___ Information supplied ___

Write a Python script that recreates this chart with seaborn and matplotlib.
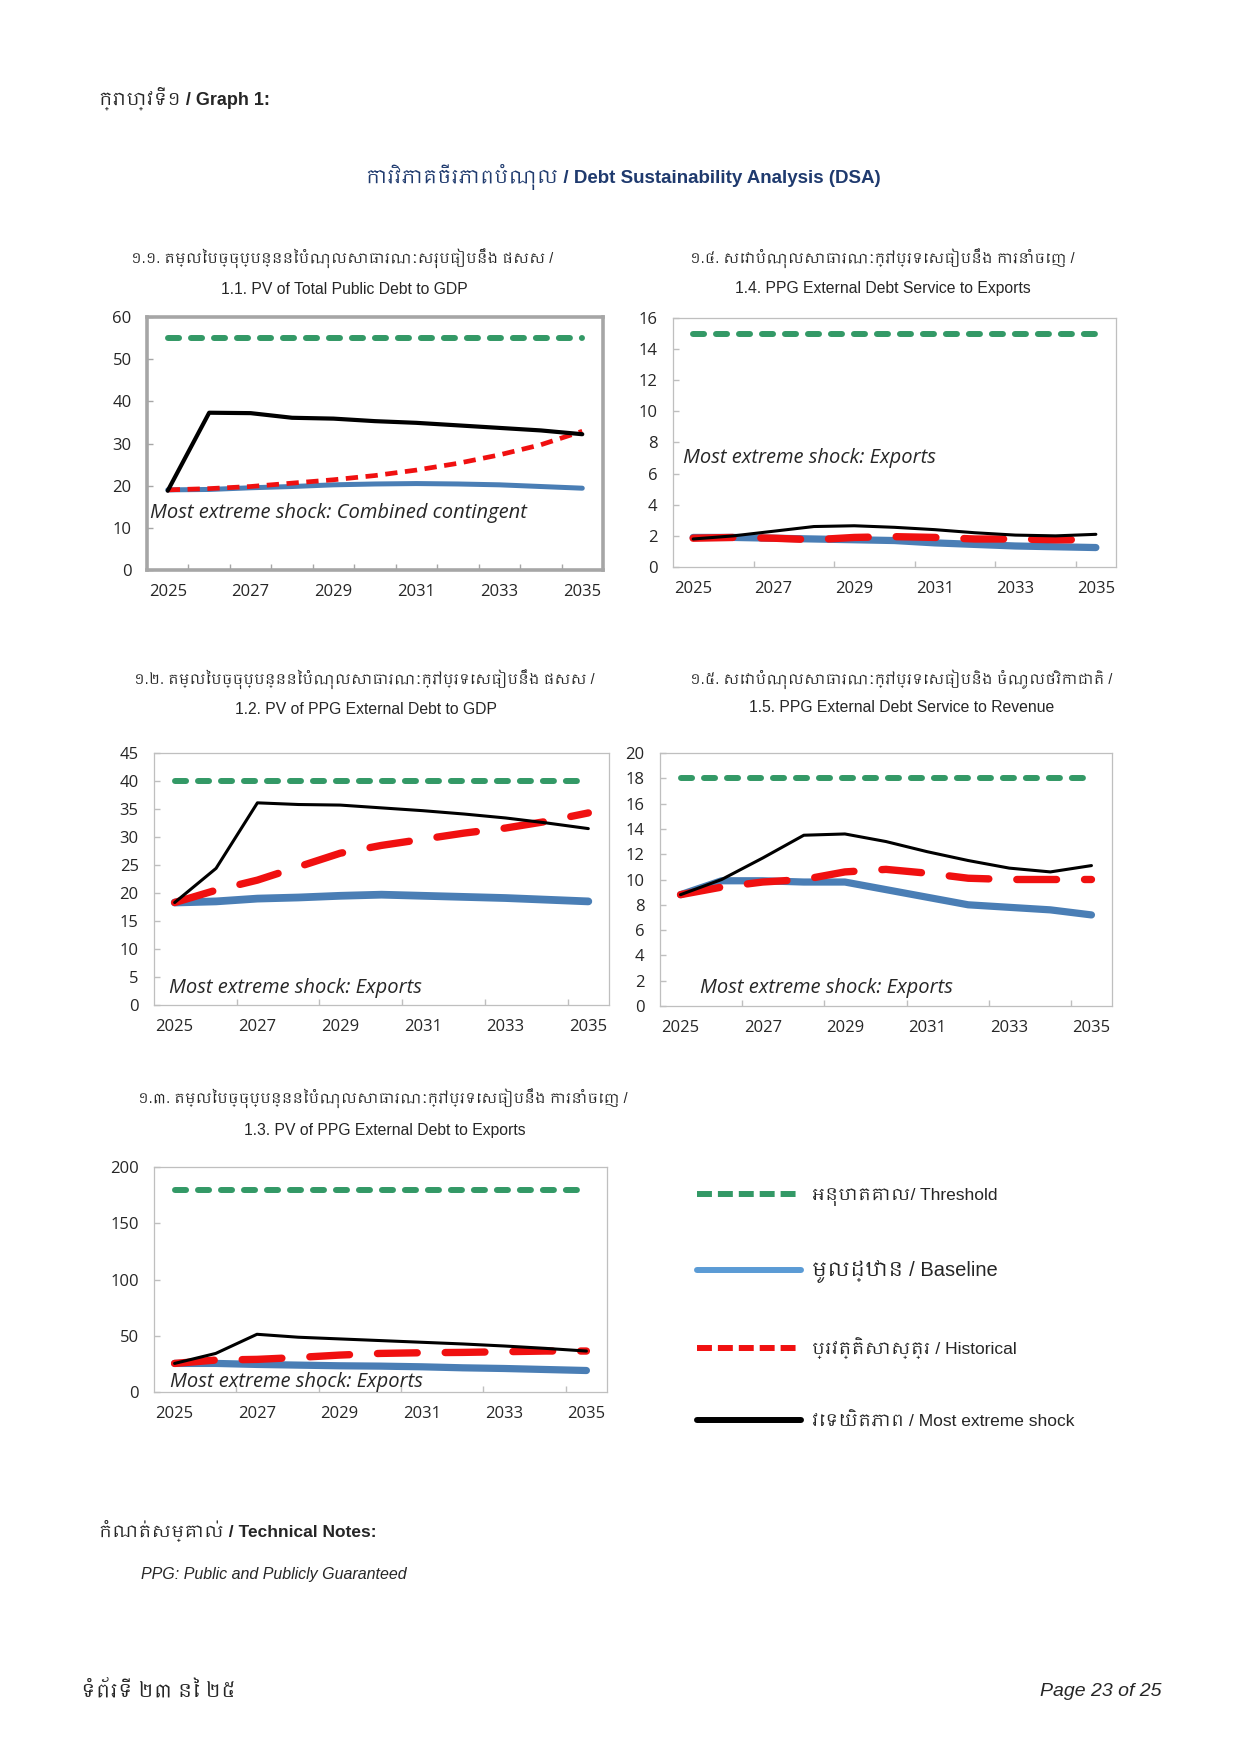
import matplotlib
matplotlib.use("Agg")
import matplotlib.pyplot as plt
from matplotlib import font_manager
from matplotlib.ft2font import FT2Font
from matplotlib.lines import Line2D
from matplotlib.ticker import FixedLocator
import seaborn as sns
import pandas as pd

years = [2025, 2026, 2027, 2028, 2029, 2030, 2031, 2032, 2033, 2034, 2035]

# 1.1 PV of total public debt to GDP
p11_threshold = [55, 55, 55, 55, 55, 55, 55, 55, 55, 55, 55]
p11_baseline = [19.0, 19.1, 19.5, 19.8, 20.2, 20.4, 20.5, 20.4, 20.2, 19.8, 19.4]
p11_historical = [19.0, 19.3, 19.8, 20.6, 21.4, 22.4, 23.7, 25.3, 27.3, 29.7, 32.9]
p11_shock = [18.8, 37.3, 37.2, 36.1, 35.9, 35.3, 34.9, 34.3, 33.7, 33.1, 32.2]

# 1.2 PV of PPG external debt to GDP
p12_threshold = [40, 40, 40, 40, 40, 40, 40, 40, 40, 40, 40]
p12_baseline = [18.3, 18.5, 19.0, 19.2, 19.5, 19.7, 19.5, 19.3, 19.1, 18.8, 18.5]
p12_historical = [18.3, 20.5, 22.3, 24.7, 27.1, 28.5, 29.6, 30.7, 31.6, 32.8, 34.3]
p12_shock = [18.3, 24.4, 36.1, 35.8, 35.7, 35.2, 34.7, 34.1, 33.4, 32.5, 31.5]

# 1.3 PV of PPG external debt to exports
p13_threshold = [180, 180, 180, 180, 180, 180, 180, 180, 180, 180, 180]
p13_baseline = [25.4, 25.4, 24.5, 23.9, 23.3, 23.0, 22.4, 21.5, 20.9, 20.0, 19.1]
p13_historical = [25.4, 28.4, 29.0, 30.7, 32.8, 34.3, 34.9, 35.2, 35.8, 36.4, 36.4]
p13_shock = [25.4, 34.3, 51.3, 48.7, 47.2, 45.7, 44.2, 42.7, 40.9, 38.8, 36.4]

# 1.4 PPG external debt service to exports
p14_threshold = [15, 15, 15, 15, 15, 15, 15, 15, 15, 15, 15]
p14_baseline = [1.9, 1.9, 1.85, 1.8, 1.75, 1.7, 1.55, 1.45, 1.35, 1.3, 1.25]
p14_historical = [1.85, 1.9, 1.85, 1.75, 1.9, 1.95, 1.9, 1.8, 1.8, 1.75, 1.75]
p14_shock = [1.8, 2.0, 2.3, 2.6, 2.65, 2.55, 2.4, 2.2, 2.05, 2.0, 2.1]

# 1.5 PPG external debt service to revenue
p15_threshold = [18, 18, 18, 18, 18, 18, 18, 18, 18, 18, 18]
p15_baseline = [8.8, 9.9, 9.9, 9.8, 9.8, 9.2, 8.6, 8.0, 7.8, 7.6, 7.2]
p15_historical = [8.8, 9.4, 9.8, 10.0, 10.6, 10.8, 10.5, 10.1, 10.0, 10.0, 10.0]
p15_shock = [8.8, 10.0, 11.7, 13.5, 13.6, 13.0, 12.2, 11.5, 10.9, 10.6, 11.1]

title_kh = {
    "1.1": "១.១. តម្លៃបច្ចុប្បន្ននៃបំណុលសាធារណៈសរុបធៀបនឹង ផសស /",
    "1.2": "១.២. តម្លៃបច្ចុប្បន្ននៃបំណុលសាធារណៈក្រៅប្រទេសធៀបនឹង ផសស /",
    "1.3": "១.៣. តម្លៃបច្ចុប្បន្ននៃបំណុលសាធារណៈក្រៅប្រទេសធៀបនឹង ការនាំចេញ /",
    "1.4": "១.៤. សេវាបំណុលសាធារណៈក្រៅប្រទេសធៀបនឹង ការនាំចេញ /",
    "1.5": "១.៥. សេវាបំណុលសាធារណៈក្រៅប្រទេសធៀបនិង ចំណូលថវិកាជាតិ /",
}
title_en = {
    "1.1": "1.1. PV of Total Public Debt to GDP",
    "1.2": "1.2. PV of PPG External Debt to GDP",
    "1.3": "1.3. PV of PPG External Debt to Exports",
    "1.4": "1.4. PPG External Debt Service to Exports",
    "1.5": "1.5. PPG External Debt Service to Revenue",
}
shock_note = {
    "1.1": "Most extreme shock: Combined contingent",
    "1.2": "Most extreme shock: Exports",
    "1.3": "Most extreme shock: Exports",
    "1.4": "Most extreme shock: Exports",
    "1.5": "Most extreme shock: Exports",
}
legend_labels = ["អនុបាតគោល/ Threshold", "មូលដ្ឋាន / Baseline",
                 "ប្រវត្តិសាស្ត្រ / Historical", "វេទយិតភាព / Most extreme shock"]

GREEN = "#339966"
BLUE = "#4A7EB5"
BLUE_LEG = "#5B9BD5"
RED = "#F01010"


def find_khmer():
    fonts = font_manager.fontManager.ttflist
    for f in fonts:
        if "khmer" in f.name.lower():
            return f.name
    for f in fonts:
        try:
            if 0x1780 in FT2Font(f.fname).get_charmap():
                return f.name
        except Exception:
            pass
    return None


have = {f.name for f in font_manager.fontManager.ttflist}
khmer = find_khmer()
kh = [khmer] if khmer else []
SANS = [n for n in ["Liberation Sans"] if n in have] + kh + ["DejaVu Sans"]
NARROW = [n for n in ["Liberation Sans Narrow", "Liberation Sans"] if n in have][:1] + kh + ["DejaVu Sans"]
TICKF = [n for n in ["Open Sans"] if n in have] + ["DejaVu Sans"]

sns.set_theme(style="white")
plt.rcParams["font.family"] = SANS

W, H = 1240, 1753
fig = plt.figure(figsize=(12.4, 17.53), dpi=100)
fig.patch.set_facecolor("white")


def px(x, y):
    return x / W, 1 - y / H


# panel layout (pixel boxes: left, top, right, bottom) and styling
layout = {
    "1.1": dict(box=(147, 317, 603, 570), ylim=(0, 60), step=10, kh=(342, 258), en=(344, 289),
                note=(0.006, 13.4), all_ticks=True, spine=("#A6A6A6", 2.6),
                blue_lw=3.6, red_lw=3.4, red_dash=(2.6, 1.6), red_cap="butt", black_lw=3.0),
    "1.4": dict(box=(673, 318, 1116, 567), ylim=(0, 16), step=2, kh=(882, 258), en=(883, 289),
                note=(0.023, 7.0), all_ticks=False, spine=("#BFBFBF", 0.9),
                blue_lw=5.2, red_lw=5.3, red_dash=(5.4, 3.8), red_cap="round", black_lw=2.2),
    "1.2": dict(box=(154, 753, 609, 1005), ylim=(0, 45), step=5, kh=(364, 679), en=(366, 709),
                note=(0.033, 3.1), all_ticks=False, spine=("#BFBFBF", 0.9),
                blue_lw=5.6, red_lw=5.3, red_dash=(5.4, 3.8), red_cap="round", black_lw=2.2),
    "1.5": dict(box=(660, 753, 1112, 1006), ylim=(0, 20), step=2, kh=(901, 679), en=(902, 708),
                note=(0.088, 1.4), all_ticks=False, spine=("#BFBFBF", 0.9),
                blue_lw=5.2, red_lw=5.3, red_dash=(5.4, 3.8), red_cap="round", black_lw=2.2),
    "1.3": dict(box=(154, 1167, 607, 1392), ylim=(0, 200), step=50, kh=(383, 1098), en=(385, 1130),
                note=(0.035, 9.0), all_ticks=False, spine=("#BFBFBF", 0.9),
                blue_lw=5.2, red_lw=5.3, red_dash=(5.4, 3.8), red_cap="round", black_lw=2.2),
}

series = {
    "1.1": (p11_threshold, p11_baseline, p11_historical, p11_shock),
    "1.2": (p12_threshold, p12_baseline, p12_historical, p12_shock),
    "1.3": (p13_threshold, p13_baseline, p13_historical, p13_shock),
    "1.4": (p14_threshold, p14_baseline, p14_historical, p14_shock),
    "1.5": (p15_threshold, p15_baseline, p15_historical, p15_shock),
}

for key, st in layout.items():
    l, t, r, b = st["box"]
    x0, y0 = px(l, b)
    ax = fig.add_axes([x0, y0, (r - l) / W, (b - t) / H])
    thr, base, hist, shock = series[key]
    df = pd.DataFrame({"year": years, "threshold": thr, "baseline": base,
                       "historical": hist, "shock": shock})

    sns.lineplot(data=df, x="year", y="threshold", ax=ax, color=GREEN, lw=4.3,
                 linestyle=(0, (1.85, 2.0)), dash_capstyle="round")
    sns.lineplot(data=df, x="year", y="baseline", ax=ax, color=BLUE, lw=st["blue_lw"],
                 solid_capstyle="round")
    sns.lineplot(data=df, x="year", y="historical", ax=ax, color=RED, lw=st["red_lw"],
                 linestyle=(0, st["red_dash"]), dash_capstyle=st["red_cap"])
    sns.lineplot(data=df, x="year", y="shock", ax=ax, color="black", lw=st["black_lw"])

    ax.set_xlabel("")
    ax.set_ylabel("")
    ax.set_xlim(2024.5, 2035.5)
    ax.set_ylim(*st["ylim"])
    ax.set_yticks(list(range(st["ylim"][0], st["ylim"][1] + 1, st["step"])))
    ax.set_xticks(years[::2])
    bounds = [y + 0.5 for y in years[:-1]]
    ax.xaxis.set_minor_locator(FixedLocator(bounds if st["all_ticks"] else bounds[1::2]))
    ax.tick_params(axis="x", which="major", length=0, pad=10, labelsize=12)
    ax.tick_params(axis="x", which="minor", direction="in", length=4, width=1,
                   color=st["spine"][0], bottom=True)
    ax.tick_params(axis="y", which="major", direction="in", length=4, width=1,
                   color=st["spine"][0], pad=11, labelsize=12, left=True)
    for lab in ax.get_xticklabels() + ax.get_yticklabels():
        lab.set_fontfamily(TICKF)
    for sp in ax.spines.values():
        sp.set_visible(True)
        sp.set_color(st["spine"][0])
        sp.set_linewidth(st["spine"][1])

    nx, ny = st["note"]
    ax.text(nx, ny, shock_note[key], transform=ax.get_yaxis_transform(), ha="left",
            va="center", fontsize=14.5, style="italic", family=TICKF)

    kx, ky = px(*st["kh"])
    fig.text(kx, ky, title_kh[key], ha="center", va="center", fontsize=10.3, family=SANS)
    ex, ey = px(*st["en"])
    fig.text(ex, ey, title_en[key], ha="center", va="center", fontsize=11.3, family=SANS)

# legend
handles = [
    Line2D([], [], color=GREEN, lw=4.3, linestyle=(0, (2.5, 1.0)), dash_capstyle="butt"),
    Line2D([], [], color=BLUE_LEG, lw=4.3),
    Line2D([], [], color=RED, lw=4.3, linestyle=(0, (2.5, 1.0)), dash_capstyle="butt"),
    Line2D([], [], color="black", lw=4.3),
]
lx, ly = px(697, 1188)
leg = fig.legend(handles, legend_labels, loc="upper left", bbox_to_anchor=(lx, ly),
                 frameon=False, handlelength=6, handletextpad=0.6, labelspacing=3.1,
                 borderpad=0, borderaxespad=0, prop={"family": SANS, "size": 12.5})
leg.get_texts()[1].set_fontsize(14.5)

# page texts
fig.text(*px(99, 98), "ក្រាហ្វទី១ / Graph 1:", ha="left", va="center", fontsize=13,
         fontweight="bold", family=NARROW)
fig.text(*px(623, 177), "ការវិភាគចីរភាពបំណុល / Debt Sustainability Analysis (DSA)", ha="center",
         va="center", fontsize=13.5, fontweight="bold", color="#1F3A6E", family=NARROW)
fig.text(*px(99, 1531), "កំណត់សម្គាល់ / Technical Notes:", ha="left", va="center", fontsize=12.5,
         fontweight="bold", family=NARROW)
fig.text(*px(141, 1574), "PPG: Public and Publicly Guaranteed", ha="left", va="center",
         fontsize=11.5, style="italic", family=NARROW)
fig.text(*px(81, 1691), "ទំព័រទី ២៣ នៃ ២៥", ha="left", va="center", fontsize=14,
         style="italic", family=NARROW)
fig.text(*px(1161, 1691), "Page 23 of 25", ha="right", va="center", fontsize=14,
         style="italic", family=NARROW)

fig.savefig("out.png", dpi=100, facecolor="white")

___

[Task prompt] Pictures are excluded: retype only the lines from the beginning of the listing above through the line with "2033, 2034, 2035]", both included.

[Answer]
Write a Python script that recreates this chart with seaborn and matplotlib.
import matplotlib
matplotlib.use("Agg")
import matplotlib.pyplot as plt
from matplotlib import font_manager
from matplotlib.ft2font import FT2Font
from matplotlib.lines import Line2D
from matplotlib.ticker import FixedLocator
import seaborn as sns
import pandas as pd

years = [2025, 2026, 2027, 2028, 2029, 2030, 2031, 2032, 2033, 2034, 2035]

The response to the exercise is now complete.